--- start RECORDS ---

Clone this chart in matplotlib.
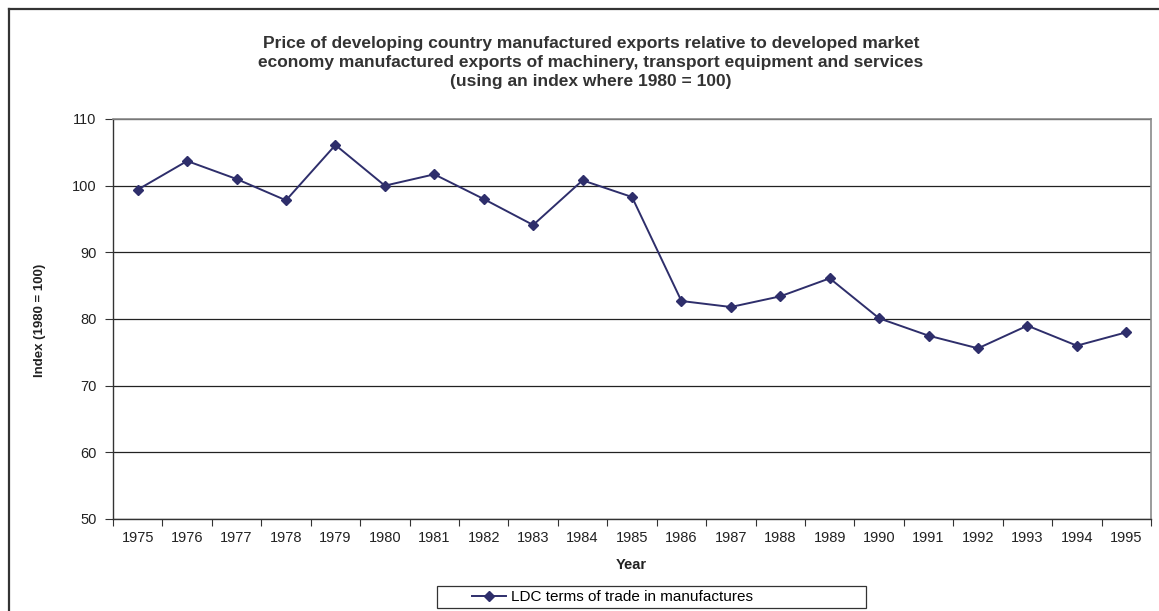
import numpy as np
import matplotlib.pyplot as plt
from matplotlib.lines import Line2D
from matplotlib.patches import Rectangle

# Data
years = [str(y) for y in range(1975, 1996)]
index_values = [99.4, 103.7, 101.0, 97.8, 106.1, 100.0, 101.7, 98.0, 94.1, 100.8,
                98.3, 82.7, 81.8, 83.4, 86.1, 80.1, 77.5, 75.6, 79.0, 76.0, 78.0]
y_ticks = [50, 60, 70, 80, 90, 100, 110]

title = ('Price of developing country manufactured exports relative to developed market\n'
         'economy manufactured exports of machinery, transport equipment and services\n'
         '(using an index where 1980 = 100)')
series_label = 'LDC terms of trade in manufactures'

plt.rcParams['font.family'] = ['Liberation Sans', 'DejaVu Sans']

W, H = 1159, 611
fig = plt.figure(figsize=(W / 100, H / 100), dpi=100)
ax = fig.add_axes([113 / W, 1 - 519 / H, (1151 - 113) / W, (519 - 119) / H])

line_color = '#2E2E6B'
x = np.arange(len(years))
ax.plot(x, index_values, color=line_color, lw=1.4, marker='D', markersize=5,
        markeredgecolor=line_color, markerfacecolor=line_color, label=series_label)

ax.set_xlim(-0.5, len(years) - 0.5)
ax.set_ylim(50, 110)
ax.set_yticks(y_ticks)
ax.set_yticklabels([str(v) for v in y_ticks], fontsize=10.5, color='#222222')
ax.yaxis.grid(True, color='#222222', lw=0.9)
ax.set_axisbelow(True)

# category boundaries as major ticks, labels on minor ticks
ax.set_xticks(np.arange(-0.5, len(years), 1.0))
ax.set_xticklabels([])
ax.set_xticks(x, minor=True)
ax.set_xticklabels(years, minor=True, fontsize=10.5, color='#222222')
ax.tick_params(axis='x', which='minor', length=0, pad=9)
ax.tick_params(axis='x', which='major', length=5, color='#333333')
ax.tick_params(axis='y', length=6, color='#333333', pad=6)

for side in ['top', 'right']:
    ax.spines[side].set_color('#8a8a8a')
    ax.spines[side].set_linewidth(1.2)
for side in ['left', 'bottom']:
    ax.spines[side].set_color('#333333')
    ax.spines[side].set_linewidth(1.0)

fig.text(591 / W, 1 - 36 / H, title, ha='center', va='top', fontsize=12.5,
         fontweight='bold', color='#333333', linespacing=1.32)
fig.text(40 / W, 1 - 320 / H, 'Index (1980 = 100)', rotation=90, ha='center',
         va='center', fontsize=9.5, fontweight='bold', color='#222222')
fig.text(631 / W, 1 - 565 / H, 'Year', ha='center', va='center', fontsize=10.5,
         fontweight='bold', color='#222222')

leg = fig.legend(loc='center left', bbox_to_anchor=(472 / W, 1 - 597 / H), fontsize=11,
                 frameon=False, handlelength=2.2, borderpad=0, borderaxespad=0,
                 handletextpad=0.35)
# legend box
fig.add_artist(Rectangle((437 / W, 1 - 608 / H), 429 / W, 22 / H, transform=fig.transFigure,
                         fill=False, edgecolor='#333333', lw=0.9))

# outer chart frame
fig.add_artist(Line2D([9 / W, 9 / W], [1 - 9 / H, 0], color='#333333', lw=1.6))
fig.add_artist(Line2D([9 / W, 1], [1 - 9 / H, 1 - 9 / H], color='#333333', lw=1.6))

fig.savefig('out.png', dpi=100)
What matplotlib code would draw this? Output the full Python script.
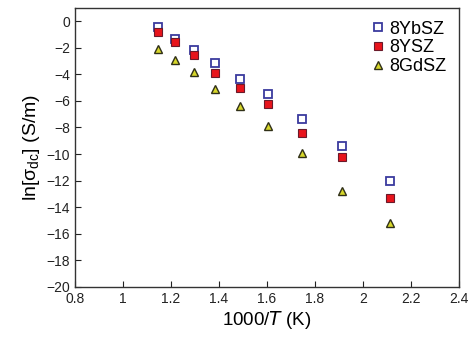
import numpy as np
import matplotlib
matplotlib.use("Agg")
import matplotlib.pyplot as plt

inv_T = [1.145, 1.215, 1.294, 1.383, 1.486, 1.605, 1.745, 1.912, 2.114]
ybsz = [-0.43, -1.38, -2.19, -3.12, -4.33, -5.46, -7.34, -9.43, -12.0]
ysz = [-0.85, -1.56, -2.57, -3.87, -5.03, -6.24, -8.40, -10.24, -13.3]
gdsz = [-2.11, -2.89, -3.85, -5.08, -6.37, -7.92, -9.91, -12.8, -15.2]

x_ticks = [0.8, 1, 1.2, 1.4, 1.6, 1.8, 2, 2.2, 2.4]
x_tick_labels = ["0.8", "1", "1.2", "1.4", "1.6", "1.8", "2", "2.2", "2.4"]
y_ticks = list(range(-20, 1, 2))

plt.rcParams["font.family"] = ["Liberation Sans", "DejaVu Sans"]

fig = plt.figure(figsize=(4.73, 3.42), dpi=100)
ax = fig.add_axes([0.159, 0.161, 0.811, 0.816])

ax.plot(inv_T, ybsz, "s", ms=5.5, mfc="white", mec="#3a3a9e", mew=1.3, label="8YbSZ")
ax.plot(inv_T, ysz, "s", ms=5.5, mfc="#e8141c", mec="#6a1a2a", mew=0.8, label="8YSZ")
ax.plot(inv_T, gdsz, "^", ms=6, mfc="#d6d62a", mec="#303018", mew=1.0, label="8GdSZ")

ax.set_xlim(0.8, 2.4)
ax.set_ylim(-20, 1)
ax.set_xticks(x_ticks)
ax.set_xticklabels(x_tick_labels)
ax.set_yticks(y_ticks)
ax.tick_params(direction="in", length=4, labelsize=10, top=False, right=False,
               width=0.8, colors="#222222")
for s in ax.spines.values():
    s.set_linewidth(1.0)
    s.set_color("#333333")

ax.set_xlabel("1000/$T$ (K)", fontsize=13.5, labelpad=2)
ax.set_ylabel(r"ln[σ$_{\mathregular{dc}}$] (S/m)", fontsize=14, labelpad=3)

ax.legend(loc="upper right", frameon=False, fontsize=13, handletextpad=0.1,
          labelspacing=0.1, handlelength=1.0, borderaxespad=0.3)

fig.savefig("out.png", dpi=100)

--- end RECORDS ---

WORK TO BE COMPLETED => Count every line in the data where the string "chart" occurs. Give nothing except the number.

FULL RESPONSE => 2